Dustin Stevens-Baier
Comp 569- Assignment #1
Why is the MIU System called typographical?
The MIU system is typographical becuase it just a combination of movements tha are laid out in the rules, you dont have any arthimetic involved in the rules.
How does the MIU System use deduction?
The MIU system is based off four rules of inference and deduction according to Professor Wolfe's notes "implies the use of valid rules of inference," so the MIU system uses deduction by using these rules of inference. So the MIU system uses these four rules to decide what is the next step to tke towards our goal.
Does the MIU System use induction in any way? Explain.
The MIU system does not use induction becuase nothing is contingent on anything else for instance III can be replaced but it doesn't have to be replaced.
Explain any realistic interpretation of the symbols, or strings of symbols, in the MIU System.
After much contemplation (and reasearch) I found an interpretation on the web from the site
http://www.norreg.dk/tok/math01.htm
In this interpretation there are two modes M-mode and I-mode. Where M-mode is machine mode every string will start with M and only have one M given the set of rules. In my simulation I programmed a computer to geenrate as many strings in the MIU system as I deem necessary stopping only when I see the string that is desired.
I-Mode is the intellignece mode. This is when we change from just brute force to adding some human intellignece to the equation. We can start to eliminate strings that have certain sequences of characetrs in them becuase we know they will not ever meet are goal. We can actually program this in as well but the machine does no thinking and can't adapt to changes without human interaction.
Explain how conflict resolution is implemented in your simulation.
I used a brute force approach since the system was relatively small and the system could eliminate strings very fast. The conflict resolution was to randomly choose the next rule and then if that creates a string that is unusable, proceed to the next rule. Unusable was defined as a string that can be proven to be unable to create the desired MU string.
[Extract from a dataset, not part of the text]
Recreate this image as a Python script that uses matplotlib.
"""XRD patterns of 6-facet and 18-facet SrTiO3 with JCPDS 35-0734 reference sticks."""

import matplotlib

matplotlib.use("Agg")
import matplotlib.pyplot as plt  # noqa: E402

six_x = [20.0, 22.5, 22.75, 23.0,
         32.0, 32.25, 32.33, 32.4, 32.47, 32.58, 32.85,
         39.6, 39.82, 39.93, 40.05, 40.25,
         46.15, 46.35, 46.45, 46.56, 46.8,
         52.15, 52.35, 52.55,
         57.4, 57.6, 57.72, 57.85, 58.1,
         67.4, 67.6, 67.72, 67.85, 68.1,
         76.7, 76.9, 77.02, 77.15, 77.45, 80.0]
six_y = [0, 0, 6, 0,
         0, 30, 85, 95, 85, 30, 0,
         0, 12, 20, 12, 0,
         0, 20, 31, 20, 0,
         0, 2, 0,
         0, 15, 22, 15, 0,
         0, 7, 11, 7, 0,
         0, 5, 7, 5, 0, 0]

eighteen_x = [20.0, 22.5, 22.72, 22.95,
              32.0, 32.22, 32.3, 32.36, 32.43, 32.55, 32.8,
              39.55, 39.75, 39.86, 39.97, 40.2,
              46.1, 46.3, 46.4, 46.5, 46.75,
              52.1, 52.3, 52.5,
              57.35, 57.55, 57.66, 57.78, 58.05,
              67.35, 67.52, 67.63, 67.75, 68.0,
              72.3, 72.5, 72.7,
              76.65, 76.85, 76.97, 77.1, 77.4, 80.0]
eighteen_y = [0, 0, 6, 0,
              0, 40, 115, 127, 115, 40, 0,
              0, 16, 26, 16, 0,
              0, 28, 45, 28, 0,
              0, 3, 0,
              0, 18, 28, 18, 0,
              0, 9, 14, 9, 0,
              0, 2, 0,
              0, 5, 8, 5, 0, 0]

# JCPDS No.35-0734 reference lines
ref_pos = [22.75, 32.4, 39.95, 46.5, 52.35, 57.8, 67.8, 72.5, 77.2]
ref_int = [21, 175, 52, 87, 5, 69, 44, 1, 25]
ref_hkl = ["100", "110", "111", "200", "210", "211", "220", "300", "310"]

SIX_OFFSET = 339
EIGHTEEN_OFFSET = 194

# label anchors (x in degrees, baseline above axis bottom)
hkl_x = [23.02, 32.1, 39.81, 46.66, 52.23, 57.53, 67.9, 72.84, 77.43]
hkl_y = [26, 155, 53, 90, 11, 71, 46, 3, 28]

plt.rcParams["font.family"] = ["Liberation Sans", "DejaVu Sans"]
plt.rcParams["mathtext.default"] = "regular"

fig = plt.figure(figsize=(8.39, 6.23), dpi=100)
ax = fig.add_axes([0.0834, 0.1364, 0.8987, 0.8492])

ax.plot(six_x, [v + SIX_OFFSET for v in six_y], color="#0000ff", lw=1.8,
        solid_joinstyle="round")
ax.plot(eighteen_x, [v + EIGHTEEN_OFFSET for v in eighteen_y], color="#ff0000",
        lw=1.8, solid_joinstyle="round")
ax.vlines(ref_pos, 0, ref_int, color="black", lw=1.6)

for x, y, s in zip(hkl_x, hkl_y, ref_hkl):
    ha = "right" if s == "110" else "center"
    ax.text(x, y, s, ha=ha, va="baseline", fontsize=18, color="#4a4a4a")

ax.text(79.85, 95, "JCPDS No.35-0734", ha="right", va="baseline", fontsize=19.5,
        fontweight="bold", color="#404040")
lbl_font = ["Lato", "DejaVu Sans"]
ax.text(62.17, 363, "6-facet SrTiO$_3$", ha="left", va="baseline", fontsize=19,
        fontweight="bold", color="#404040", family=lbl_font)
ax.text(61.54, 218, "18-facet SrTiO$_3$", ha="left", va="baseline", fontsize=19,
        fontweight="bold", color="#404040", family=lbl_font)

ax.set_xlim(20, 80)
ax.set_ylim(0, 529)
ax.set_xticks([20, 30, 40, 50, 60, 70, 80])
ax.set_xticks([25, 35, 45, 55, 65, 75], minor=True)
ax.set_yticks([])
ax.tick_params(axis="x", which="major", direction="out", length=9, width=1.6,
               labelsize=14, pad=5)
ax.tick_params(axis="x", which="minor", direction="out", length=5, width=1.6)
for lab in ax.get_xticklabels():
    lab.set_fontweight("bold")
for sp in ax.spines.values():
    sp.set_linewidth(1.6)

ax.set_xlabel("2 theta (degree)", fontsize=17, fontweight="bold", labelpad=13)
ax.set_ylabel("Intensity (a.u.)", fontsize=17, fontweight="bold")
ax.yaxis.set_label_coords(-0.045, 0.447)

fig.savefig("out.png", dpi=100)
Does your implementation of the MIU System use forward or backward chaining? Explain.
My MIU System uses foward chaining becuase it starts with the string(data) and uses they four rules to work its way up to the desired goal.
The MU Puzzle: Given only the axiom MI, is MU deducible in the MIU System?
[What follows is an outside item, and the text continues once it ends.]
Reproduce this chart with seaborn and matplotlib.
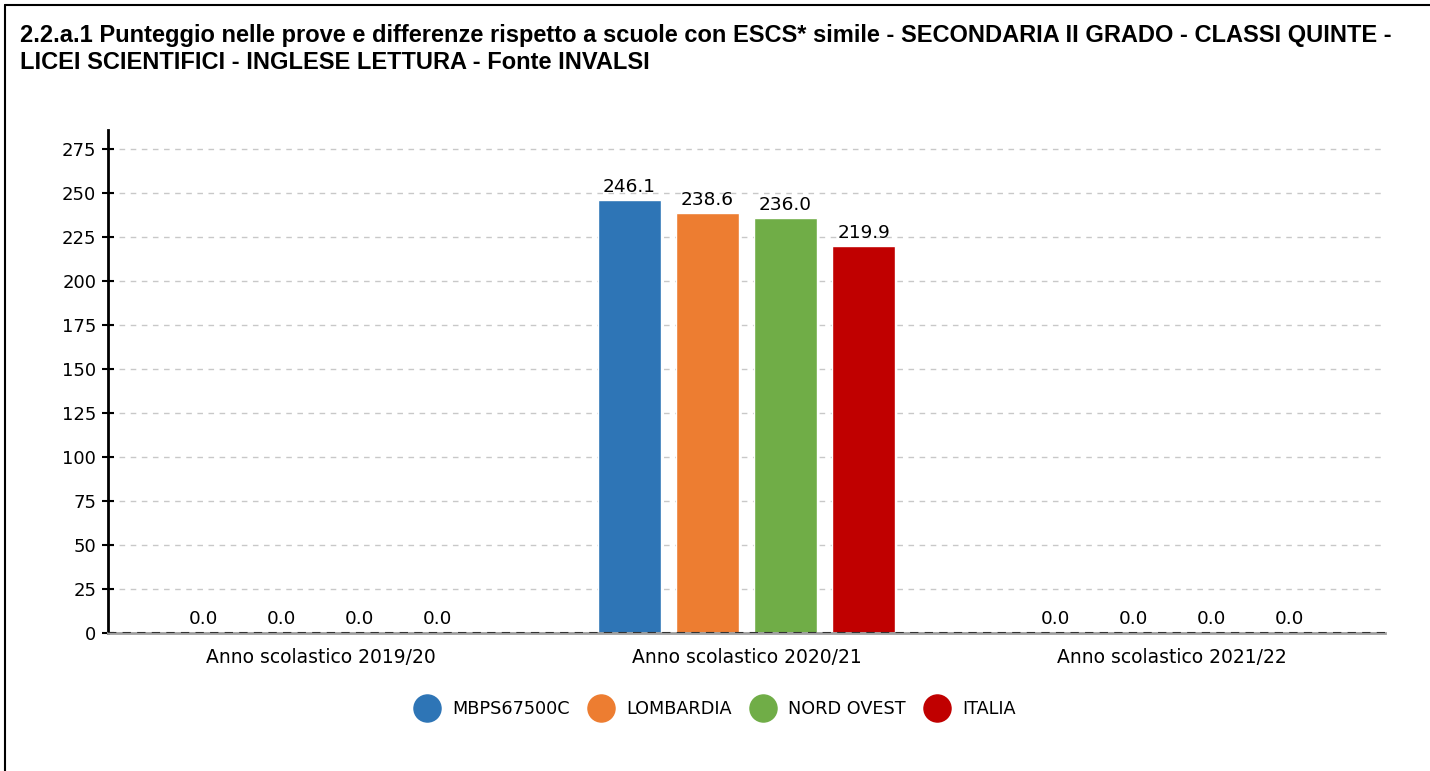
import numpy as np
import pandas as pd
import seaborn as sns
import matplotlib.pyplot as plt
from matplotlib.lines import Line2D

years = ["Anno scolastico 2019/20", "Anno scolastico 2020/21", "Anno scolastico 2021/22"]
groups = ["MBPS67500C", "LOMBARDIA", "NORD OVEST", "ITALIA"]
scores_mbps = [0.0, 246.1, 0.0]
scores_lombardia = [0.0, 238.6, 0.0]
scores_nordovest = [0.0, 236.0, 0.0]
scores_italia = [0.0, 219.9, 0.0]
colors = ["#2E75B6", "#ED7D31", "#70AD47", "#C00000"]
yticks = [0, 25, 50, 75, 100, 125, 150, 175, 200, 225, 250, 275]

title = ("2.2.a.1 Punteggio nelle prove e differenze rispetto a scuole con ESCS* simile - "
         "SECONDARIA II GRADO - CLASSI QUINTE -\nLICEI SCIENTIFICI - INGLESE LETTURA - Fonte INVALSI")

rows = []
for g, vals in zip(groups, [scores_mbps, scores_lombardia, scores_nordovest, scores_italia]):
    for y, v in zip(years, vals):
        rows.append({"anno": y, "gruppo": g, "punteggio": v})
df = pd.DataFrame(rows)

sns.set_style("white")
plt.rcParams["font.family"] = ["DejaVu Sans"]
plt.rcParams["text.color"] = "black"
plt.rcParams["xtick.color"] = "black"
plt.rcParams["ytick.color"] = "black"

fig = plt.figure(figsize=(14.3, 7.71), dpi=100)
ax = fig.add_axes([108 / 1430, 1 - 633 / 771, (1385 - 108) / 1430, (633 - 130) / 771])

sns.barplot(data=df, x="anno", y="punteggio", hue="gruppo", hue_order=groups,
            palette=colors, width=0.733, gap=0.18, ax=ax, legend=False,
            saturation=1)

for c in ax.containers:
    for p in c.patches:
        if p.get_height() == 0:
            p.set_height(0.6)
    ax.bar_label(c, labels=[f"{v:.1f}" for v in c.datavalues], padding=3, fontsize=13.3)

ax.set_ylim(0, 286)
ax.set_xlim(-0.5, 2.5)
ax.set_yticks(yticks)
ax.yaxis.grid(True, linestyle=(0, (4, 4)), color="#c8c8c8", linewidth=1)
ax.set_axisbelow(True)
ax.set_xlabel("")
ax.set_ylabel("")
ax.tick_params(axis="y", length=9, width=1.5, labelsize=13, left=True,
               direction="inout", color="black", pad=4)
ax.tick_params(axis="x", length=0, labelsize=13.5, pad=11)

for s in ["top", "right"]:
    ax.spines[s].set_visible(False)
ax.spines["left"].set_linewidth(2)
ax.spines["left"].set_color("black")
ax.spines["bottom"].set_color("#a0a0a0")
ax.spines["bottom"].set_linewidth(2)
ax.axhline(0, color="#333333", linestyle=(0, (4, 3)), linewidth=1.5, zorder=5)

handles = [Line2D([], [], marker="o", linestyle="", markersize=19.5,
                  markerfacecolor=c, markeredgecolor=c) for c in colors]
fig.legend(handles, groups, loc="center", bbox_to_anchor=(717 / 1430, 1 - 709 / 771),
           ncol=4, frameon=False, fontsize=12.7, handlelength=1.0,
           handletextpad=0.95, columnspacing=1.25)

fig.text(20 / 1430, 1 - 24 / 771, title, fontsize=17, fontweight="bold", va="top", ha="left",
         family=["Liberation Sans", "DejaVu Sans"], linespacing=1.2)

# frame on left and top only
fig.add_artist(Line2D([4.5 / 1430, 4.5 / 1430], [0, 1 - 5 / 771], transform=fig.transFigure,
                      color="black", linewidth=1.5))
fig.add_artist(Line2D([4.5 / 1430, 1], [1 - 5 / 771, 1 - 5 / 771], transform=fig.transFigure,
                      color="black", linewidth=1.5))

fig.savefig("out.png", dpi=100)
No the only using the MI axiom does not allow us to deduce MU in the MIU System. A detailed explanantion can be seen on wikipedia or a brief explantion is done by me down below.
Provide a convincing argument that MU is, or is not, deducible by the MIU System given only the axiom MI to start with.
The four rules do not allow us to create a string whose total number of Is is a multiple of three. This means that we cannot use rule three to get the MU from dropping MIII. Since the only way we can eliminate Is is by rule three and we canot add Is without adding Us in between them, we can never produce such a string.
Explain the relationship between the results of your simulation and automated theorem proving. For example, how would the computer know if it was getting closer to proving the theorem or just spinning its wheels?
My simulation had no way of telling if it was just spinning its wheels, until had had performed all the posssibilities making every string unusable as defined above. However, if one was not able to visually determine, or mathematically prove that every rule created an unsable string then the system would just continue running. this means that if we started adding other rules of Inference it could just continue looping.